While acknowledging the authority and validity of the doctor’s explanation, I think another cause may be at work, a human and moral cause as opposed to a primitive, reflexive one. As a veteran of Operation Iraqi Freedom-1 (OIF1), I’ve also been reminded of my part in the invasion of Iraq by the images of Russians invading Ukraine. One invasion looks very like another. There are the columns of vehicles, the fleeing civilians, the fires and destruction, the dead. Not only are these reminders of war experience, but they may also inspire a moment of guilty identification with those Russian soldiers: under orders, far from home, and operating in the midst of an often- hostile population. These are very uncomfortable associations, and in a vulnerable person they could very well help to trigger harmful behavior. For all of us who have some experience of war, they may conjure feeling of a kind of guilty complicity.  

These complex, guilty feelings arise, I would argue, out of a paradox that has always lain close to the heart of military service. In my book Soldiers and Civilization (Naval Institute Press, 2017), I argued that the soldier was both the most and least civilized of persons. Least civilized because her defining activity, war, is destructive of civilized works and attitudes. Most civilized because the military person protects as well as destroys, is subject to a strict code of behavior and to command, is always accountable for her actions, and serves in a condition of unlimited liability. Properly understood and experienced, the soldier’s willingness to sacrifice on behalf of a greater good is the mark of a highly civilized person.

All wars are terribly destructive, even those that are just or necessary. Still, there is an important difference between invading a foreign country to impose a dictatorship and invading a country to remove one. Viewed in terms of human rights and regional stability, the aims of the invasions of Iraq and Afghanistan were at least honorable. The invasion of Ukraine, on the other hand, while justified by the Russian government with trumped-up rationalizations, is a war of conquest that nakedly aims at subjugating a people and depriving them of their rights. The conduct of American and Russian soldiers has also been quite distinguishable. All wars also contain their share of error, incompetence, even criminality, as all are to a degree innately wicked. Our recent wars in the middle east have not been without stain, but the great majority of American service members kept their honor. Violations of the law of armed conflict were prosecuted, not rewarded, although the military’s efforts to police its own ranks were sometimes (incredibly) undercut by a blundering civilian authority. In contrast, the conduct of Russian soldiers has been routinely brutal, reflecting what seems to be a policy of terror along with a military culture characterized by undisciplined violence. 

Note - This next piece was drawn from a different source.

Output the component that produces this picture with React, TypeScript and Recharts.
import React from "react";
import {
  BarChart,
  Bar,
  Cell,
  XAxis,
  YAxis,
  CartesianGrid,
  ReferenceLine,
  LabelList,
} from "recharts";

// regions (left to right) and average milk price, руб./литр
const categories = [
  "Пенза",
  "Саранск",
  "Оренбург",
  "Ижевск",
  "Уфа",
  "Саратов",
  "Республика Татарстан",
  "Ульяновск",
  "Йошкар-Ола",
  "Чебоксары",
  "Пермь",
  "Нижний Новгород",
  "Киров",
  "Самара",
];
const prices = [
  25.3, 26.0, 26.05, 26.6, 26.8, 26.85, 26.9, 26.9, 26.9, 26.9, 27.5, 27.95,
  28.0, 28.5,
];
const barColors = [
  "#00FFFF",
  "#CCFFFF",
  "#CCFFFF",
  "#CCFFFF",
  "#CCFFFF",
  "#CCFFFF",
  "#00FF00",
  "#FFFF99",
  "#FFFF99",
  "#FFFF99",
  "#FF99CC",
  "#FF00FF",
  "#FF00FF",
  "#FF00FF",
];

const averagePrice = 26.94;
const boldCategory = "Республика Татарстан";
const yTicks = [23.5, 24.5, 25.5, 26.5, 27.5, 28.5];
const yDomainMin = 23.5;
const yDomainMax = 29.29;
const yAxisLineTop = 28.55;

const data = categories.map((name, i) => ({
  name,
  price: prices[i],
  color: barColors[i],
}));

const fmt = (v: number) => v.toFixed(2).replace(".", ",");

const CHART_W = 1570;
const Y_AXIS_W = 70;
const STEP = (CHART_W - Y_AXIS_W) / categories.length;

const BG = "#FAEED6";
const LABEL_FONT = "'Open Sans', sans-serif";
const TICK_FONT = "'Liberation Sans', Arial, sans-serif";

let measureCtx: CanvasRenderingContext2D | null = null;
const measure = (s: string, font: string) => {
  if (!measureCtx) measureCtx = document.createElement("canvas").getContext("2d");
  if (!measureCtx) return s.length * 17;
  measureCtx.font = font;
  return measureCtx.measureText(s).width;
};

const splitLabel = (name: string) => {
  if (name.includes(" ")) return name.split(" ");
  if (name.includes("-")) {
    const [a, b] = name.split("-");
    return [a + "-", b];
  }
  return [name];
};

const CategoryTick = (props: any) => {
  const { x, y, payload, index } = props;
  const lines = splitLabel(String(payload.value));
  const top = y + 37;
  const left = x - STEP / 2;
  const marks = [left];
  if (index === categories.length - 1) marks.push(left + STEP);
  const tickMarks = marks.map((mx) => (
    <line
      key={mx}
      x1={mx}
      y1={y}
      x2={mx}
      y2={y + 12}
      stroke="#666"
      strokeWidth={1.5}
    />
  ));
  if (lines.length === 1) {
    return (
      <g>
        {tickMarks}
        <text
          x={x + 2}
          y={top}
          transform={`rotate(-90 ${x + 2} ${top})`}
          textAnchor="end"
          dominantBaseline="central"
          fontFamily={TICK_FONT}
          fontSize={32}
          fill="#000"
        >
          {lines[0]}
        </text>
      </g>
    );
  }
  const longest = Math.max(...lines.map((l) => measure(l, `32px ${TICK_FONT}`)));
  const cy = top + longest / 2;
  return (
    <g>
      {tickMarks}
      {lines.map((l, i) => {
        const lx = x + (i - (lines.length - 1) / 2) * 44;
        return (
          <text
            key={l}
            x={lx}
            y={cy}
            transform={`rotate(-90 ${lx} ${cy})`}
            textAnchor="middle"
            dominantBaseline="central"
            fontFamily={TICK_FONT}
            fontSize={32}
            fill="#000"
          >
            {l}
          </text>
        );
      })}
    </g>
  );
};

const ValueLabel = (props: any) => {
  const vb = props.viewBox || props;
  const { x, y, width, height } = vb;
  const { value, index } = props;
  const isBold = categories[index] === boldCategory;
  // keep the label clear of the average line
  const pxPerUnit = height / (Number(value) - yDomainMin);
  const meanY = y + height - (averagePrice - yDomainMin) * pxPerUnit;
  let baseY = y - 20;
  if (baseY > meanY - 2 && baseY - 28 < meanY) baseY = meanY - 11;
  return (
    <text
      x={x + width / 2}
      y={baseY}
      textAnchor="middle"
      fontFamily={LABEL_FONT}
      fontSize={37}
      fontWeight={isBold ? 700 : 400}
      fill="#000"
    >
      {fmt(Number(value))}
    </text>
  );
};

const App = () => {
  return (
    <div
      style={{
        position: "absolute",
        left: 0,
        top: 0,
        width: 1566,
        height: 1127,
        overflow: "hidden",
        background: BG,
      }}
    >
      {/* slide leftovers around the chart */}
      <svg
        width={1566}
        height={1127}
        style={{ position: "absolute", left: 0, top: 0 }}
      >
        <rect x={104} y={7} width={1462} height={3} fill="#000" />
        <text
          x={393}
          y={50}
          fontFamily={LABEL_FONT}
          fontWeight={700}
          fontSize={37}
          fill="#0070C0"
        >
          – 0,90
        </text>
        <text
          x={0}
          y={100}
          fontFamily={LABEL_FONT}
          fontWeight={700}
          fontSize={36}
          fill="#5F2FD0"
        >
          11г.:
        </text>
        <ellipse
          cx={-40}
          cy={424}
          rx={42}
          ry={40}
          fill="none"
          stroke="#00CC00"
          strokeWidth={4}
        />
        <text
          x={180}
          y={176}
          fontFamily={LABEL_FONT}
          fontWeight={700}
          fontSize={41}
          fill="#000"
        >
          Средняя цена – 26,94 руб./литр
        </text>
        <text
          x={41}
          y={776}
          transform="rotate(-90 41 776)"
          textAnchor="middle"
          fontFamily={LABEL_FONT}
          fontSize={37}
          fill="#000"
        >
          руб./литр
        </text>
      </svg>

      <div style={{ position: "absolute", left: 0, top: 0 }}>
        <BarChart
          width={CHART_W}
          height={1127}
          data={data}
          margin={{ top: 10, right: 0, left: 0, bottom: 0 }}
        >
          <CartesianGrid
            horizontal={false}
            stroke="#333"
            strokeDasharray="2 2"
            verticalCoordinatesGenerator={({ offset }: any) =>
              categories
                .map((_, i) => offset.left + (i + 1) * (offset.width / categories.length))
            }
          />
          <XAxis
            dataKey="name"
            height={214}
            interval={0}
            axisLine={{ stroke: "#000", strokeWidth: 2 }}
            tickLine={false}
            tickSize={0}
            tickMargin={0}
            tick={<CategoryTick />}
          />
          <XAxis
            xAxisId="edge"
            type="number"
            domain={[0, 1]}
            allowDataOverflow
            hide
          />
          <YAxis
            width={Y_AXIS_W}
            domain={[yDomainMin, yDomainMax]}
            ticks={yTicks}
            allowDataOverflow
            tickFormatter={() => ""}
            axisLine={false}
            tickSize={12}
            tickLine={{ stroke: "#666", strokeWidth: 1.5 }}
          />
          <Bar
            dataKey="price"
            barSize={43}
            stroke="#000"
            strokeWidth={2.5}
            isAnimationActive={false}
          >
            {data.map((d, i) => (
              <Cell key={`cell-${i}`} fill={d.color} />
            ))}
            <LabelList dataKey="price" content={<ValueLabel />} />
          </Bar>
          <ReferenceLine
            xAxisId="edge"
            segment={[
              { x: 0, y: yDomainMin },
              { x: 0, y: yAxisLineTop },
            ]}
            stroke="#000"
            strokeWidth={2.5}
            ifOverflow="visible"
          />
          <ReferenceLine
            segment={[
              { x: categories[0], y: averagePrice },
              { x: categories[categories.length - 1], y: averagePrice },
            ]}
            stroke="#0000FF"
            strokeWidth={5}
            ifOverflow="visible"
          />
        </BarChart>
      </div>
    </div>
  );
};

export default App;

In Soldiers and Civilization, paraphrasing a seventeenth-century writer, I wondered whether the 21st century might be another “century of the soldier.” It seems that military conflict will be at least a part of the 21st century experience. As the American armed forces prepare for the future, we must not neglect our moral culture, our structures of law and discipline: the practices and attitudes that alone distinguish the soldier from the thug or villain. We now have another example of how war can turn soldiers, most of them ordinary and basically decent, into murderers and marauders. The Russian experience also demonstrates that previously unrevealed deficits in leadership, in planning, in discipline, can be unmasked by conflict. While we remind ourselves that we are not like that, we must also remember that we are not immune or innately better than the people of other countries. It is up to members of the military profession and to our civilian masters to decide whether we will be soldiers of civilization, or yield to the primitive and destructive urges that are in all of us, and waiting to be unleashed by war.